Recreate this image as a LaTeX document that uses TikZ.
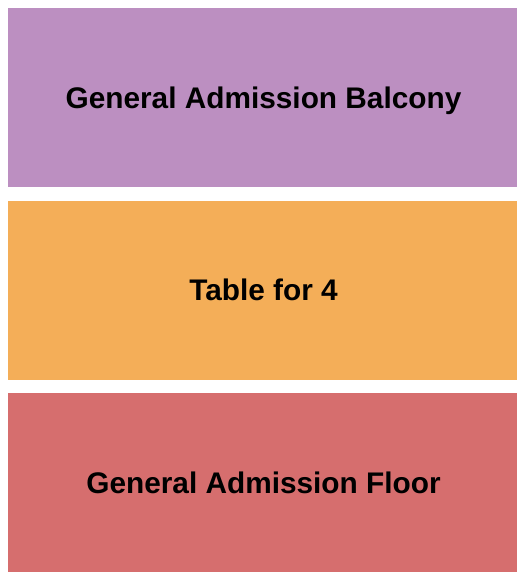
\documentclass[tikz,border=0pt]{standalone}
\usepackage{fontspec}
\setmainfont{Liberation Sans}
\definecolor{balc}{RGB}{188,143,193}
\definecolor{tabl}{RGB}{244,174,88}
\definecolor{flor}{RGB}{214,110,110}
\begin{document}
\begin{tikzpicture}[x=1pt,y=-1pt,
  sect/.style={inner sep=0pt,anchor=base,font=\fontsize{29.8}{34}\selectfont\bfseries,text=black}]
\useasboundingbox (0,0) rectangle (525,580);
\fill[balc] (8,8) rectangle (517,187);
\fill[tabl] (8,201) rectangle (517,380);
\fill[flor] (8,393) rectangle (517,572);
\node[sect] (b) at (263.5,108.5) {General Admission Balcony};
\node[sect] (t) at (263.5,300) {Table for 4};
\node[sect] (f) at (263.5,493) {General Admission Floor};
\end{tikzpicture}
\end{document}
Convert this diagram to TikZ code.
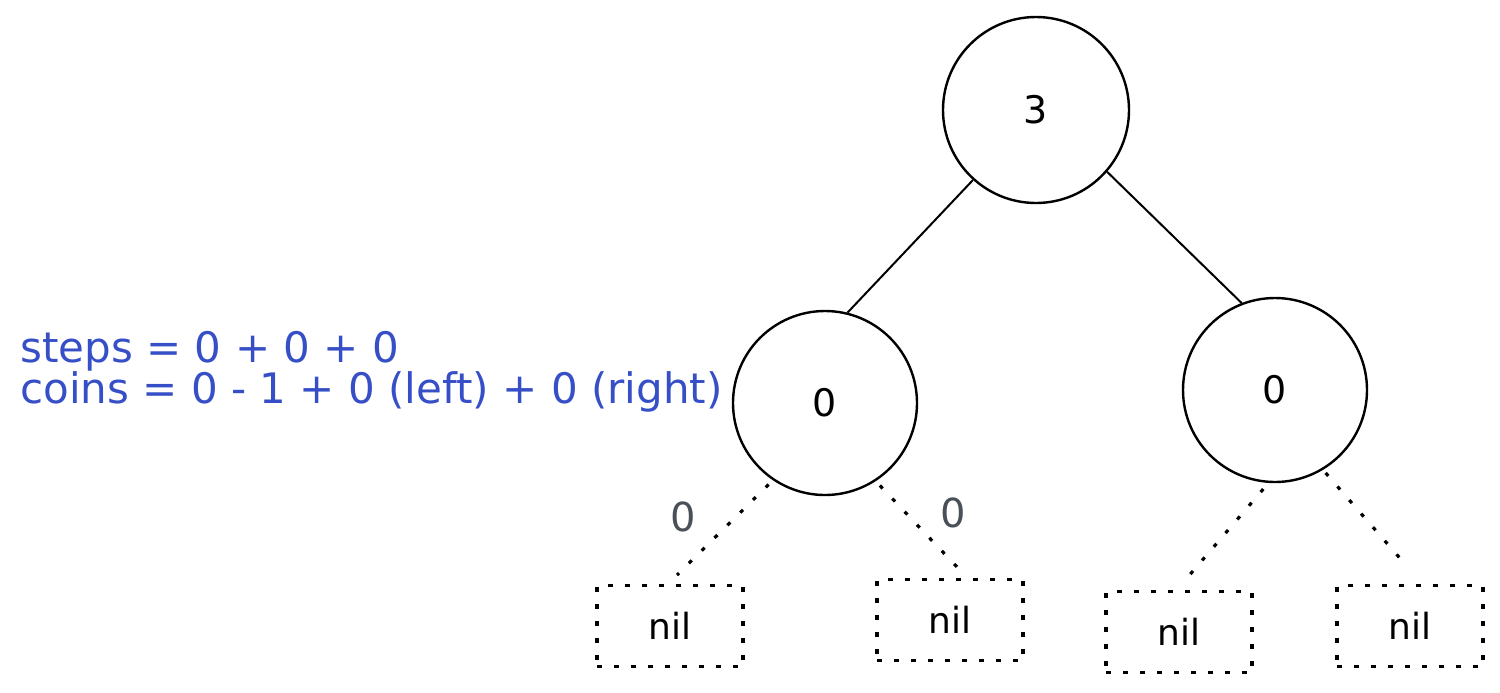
::::
• **The request**:
Give the number of lines in the listing above that contain "this", and nothing else.

• **Task answer**:
2